Tao revendique marcher sur les traces de ses trois icônes musicales qui sont : Miriam Makeba, Oumou Sangaré et Angélique Kidjo, qu’elle rêve rencontrer : ‘’Je rêve rencontrer Angelique Kidjo. Et, je sais que mon rêve va se réaliser ! c’est clair, parce que c’est mon modèle. J’y crois dur comme fer !’’
Que ce soit au Cameroun comme à l’international, des festivals comme le MASA, Visa For Music, Gabon Music Expo, Mbam’Art, ect. ont accueilli l’artiste camerounaise sur leur scène, où elle a parfois été la seule à représenter son pays.

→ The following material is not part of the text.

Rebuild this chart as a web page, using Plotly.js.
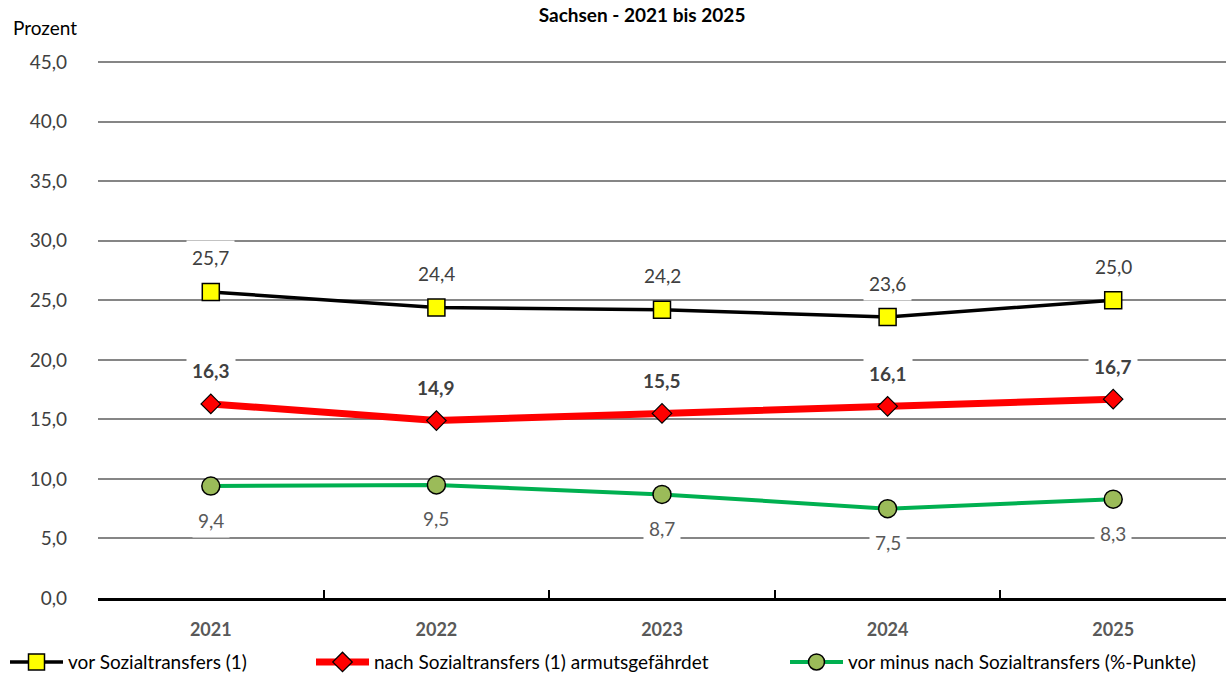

Au moment où Tao s’apprête à écrire une nouvelle page de sa carrière musicale, elle profite tout de même pour lancer un cri de cœur à l’endroit des mécènes éventuels : ‘’Le Sahel a besoin de tout le monde. Il faut ouvrir les voies et les portes. On a besoin des salles et de la logistique pour valoriser la culture du Sahel.’’ Elle ambitionne rêveusement de développer le brassage de cultures, faire découvrir le Sahel aux autres artistes et au monde entier. Elle est bien déterminée à en faire un combat permanent pour que la culture sahélienne soit respectée et fasse éclore des centaines d’artistes qui font de la vraie musique et non de l’animation.